DIRECTIVE >> Review the material and extract every line in which the word "React" occurs.

START

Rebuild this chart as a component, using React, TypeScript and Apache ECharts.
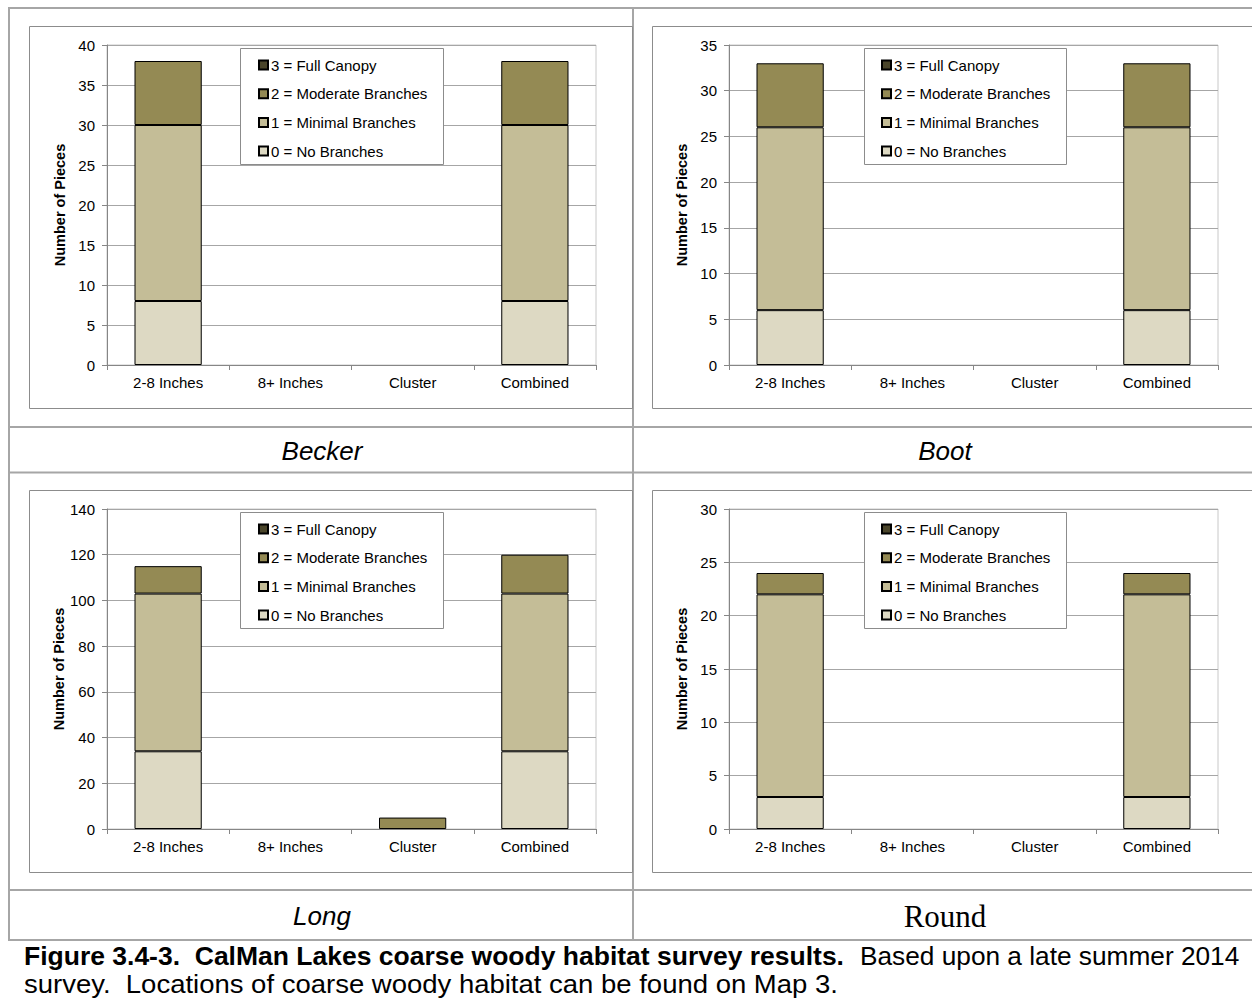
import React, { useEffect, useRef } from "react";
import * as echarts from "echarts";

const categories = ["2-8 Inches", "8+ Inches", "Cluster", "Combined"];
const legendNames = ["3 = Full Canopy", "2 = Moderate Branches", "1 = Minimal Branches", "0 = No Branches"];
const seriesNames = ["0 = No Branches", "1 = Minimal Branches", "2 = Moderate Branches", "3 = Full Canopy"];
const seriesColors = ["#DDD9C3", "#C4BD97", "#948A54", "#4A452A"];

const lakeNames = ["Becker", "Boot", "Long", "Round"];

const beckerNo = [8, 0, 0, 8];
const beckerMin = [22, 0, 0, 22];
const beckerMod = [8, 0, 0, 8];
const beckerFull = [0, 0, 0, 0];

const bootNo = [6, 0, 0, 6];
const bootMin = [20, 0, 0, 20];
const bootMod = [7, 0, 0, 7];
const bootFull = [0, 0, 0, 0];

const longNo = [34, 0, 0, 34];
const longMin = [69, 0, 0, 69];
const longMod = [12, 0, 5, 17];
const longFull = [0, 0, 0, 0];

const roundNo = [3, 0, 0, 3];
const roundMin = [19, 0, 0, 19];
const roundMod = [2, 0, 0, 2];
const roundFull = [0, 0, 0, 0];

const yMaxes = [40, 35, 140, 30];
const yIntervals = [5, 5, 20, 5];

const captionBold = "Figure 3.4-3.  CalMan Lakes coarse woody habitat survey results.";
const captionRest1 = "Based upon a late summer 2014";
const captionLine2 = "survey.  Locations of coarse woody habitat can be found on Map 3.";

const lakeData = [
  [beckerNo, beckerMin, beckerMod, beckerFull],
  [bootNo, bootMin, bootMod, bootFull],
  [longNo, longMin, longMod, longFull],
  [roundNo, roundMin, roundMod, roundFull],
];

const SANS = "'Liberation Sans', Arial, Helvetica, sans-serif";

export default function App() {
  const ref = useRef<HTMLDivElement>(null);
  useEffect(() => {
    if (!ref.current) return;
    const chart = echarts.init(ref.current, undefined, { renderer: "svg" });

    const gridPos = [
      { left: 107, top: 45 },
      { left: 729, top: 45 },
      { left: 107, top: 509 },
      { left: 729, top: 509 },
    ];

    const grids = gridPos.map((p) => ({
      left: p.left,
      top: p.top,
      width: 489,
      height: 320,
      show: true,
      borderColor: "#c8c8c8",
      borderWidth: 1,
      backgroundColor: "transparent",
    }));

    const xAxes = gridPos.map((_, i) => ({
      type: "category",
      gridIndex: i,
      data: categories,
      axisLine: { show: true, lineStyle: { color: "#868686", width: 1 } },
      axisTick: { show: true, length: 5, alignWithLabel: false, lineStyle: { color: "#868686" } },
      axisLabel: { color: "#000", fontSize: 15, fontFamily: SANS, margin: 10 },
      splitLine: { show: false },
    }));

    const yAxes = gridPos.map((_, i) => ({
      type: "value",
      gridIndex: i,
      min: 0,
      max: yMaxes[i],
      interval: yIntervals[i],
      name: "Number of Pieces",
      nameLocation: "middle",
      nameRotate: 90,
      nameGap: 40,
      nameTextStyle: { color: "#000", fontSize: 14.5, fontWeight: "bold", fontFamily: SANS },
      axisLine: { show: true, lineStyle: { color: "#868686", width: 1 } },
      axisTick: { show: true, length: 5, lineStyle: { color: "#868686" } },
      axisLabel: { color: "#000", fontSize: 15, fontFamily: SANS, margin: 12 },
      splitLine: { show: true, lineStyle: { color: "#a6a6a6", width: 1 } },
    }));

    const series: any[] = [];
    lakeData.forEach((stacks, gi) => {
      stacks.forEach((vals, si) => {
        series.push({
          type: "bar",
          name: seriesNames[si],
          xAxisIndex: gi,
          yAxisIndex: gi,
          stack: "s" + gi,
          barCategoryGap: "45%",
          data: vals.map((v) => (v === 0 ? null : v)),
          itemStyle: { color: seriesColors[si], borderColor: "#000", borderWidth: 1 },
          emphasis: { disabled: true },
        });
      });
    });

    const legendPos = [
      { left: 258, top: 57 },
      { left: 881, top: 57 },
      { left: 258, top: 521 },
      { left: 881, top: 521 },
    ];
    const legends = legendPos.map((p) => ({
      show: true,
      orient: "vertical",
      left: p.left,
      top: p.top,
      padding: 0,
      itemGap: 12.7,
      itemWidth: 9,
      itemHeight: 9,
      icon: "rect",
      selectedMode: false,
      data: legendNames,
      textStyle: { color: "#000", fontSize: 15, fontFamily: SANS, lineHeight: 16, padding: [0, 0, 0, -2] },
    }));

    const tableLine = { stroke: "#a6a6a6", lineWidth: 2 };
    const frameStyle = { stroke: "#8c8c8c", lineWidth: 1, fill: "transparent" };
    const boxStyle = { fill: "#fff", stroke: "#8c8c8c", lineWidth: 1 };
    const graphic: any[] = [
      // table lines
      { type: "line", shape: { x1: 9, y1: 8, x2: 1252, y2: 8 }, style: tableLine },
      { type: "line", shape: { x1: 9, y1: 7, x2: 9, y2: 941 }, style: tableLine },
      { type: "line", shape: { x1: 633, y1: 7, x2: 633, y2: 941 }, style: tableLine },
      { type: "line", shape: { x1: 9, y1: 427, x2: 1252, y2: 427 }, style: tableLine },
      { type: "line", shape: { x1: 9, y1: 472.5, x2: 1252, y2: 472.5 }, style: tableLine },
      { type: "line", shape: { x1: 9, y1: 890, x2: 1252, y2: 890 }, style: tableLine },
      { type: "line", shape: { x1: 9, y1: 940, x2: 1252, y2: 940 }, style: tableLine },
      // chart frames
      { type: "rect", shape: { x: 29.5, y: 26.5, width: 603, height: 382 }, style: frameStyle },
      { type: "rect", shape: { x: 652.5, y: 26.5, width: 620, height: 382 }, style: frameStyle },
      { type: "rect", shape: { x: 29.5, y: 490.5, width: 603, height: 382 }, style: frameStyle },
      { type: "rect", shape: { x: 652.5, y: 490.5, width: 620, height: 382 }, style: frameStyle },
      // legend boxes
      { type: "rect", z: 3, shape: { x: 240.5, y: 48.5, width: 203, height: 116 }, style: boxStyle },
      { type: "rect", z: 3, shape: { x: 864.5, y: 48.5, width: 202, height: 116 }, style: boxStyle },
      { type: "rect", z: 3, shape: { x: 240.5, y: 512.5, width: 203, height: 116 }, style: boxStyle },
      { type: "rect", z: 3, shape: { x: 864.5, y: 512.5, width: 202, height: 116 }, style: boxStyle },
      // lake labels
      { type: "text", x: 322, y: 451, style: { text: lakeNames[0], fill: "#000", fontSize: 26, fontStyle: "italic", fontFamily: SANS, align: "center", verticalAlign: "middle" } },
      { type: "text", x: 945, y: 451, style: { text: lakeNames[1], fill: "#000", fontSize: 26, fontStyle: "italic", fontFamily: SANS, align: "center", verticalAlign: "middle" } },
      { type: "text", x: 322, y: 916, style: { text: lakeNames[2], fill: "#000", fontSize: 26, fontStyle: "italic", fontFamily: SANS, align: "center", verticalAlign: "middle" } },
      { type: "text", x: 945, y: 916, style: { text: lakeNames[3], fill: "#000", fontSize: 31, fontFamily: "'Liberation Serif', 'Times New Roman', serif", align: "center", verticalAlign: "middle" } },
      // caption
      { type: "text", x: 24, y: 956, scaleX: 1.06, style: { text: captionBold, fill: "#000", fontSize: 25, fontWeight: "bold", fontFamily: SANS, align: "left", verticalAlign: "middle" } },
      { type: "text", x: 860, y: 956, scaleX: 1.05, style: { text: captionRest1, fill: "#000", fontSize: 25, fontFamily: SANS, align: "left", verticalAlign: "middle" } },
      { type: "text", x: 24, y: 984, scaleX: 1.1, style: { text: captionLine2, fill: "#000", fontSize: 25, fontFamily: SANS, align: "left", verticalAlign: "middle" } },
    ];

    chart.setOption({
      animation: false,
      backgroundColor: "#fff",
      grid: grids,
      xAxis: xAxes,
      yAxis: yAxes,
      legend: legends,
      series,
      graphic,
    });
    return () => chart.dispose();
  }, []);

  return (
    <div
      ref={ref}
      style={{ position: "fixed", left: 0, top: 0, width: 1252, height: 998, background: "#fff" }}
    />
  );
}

END

PROBLEM SOLUTION >>
Rebuild this chart as a component, using React, TypeScript and Apache ECharts.
import React, { useEffect, useRef } from "react";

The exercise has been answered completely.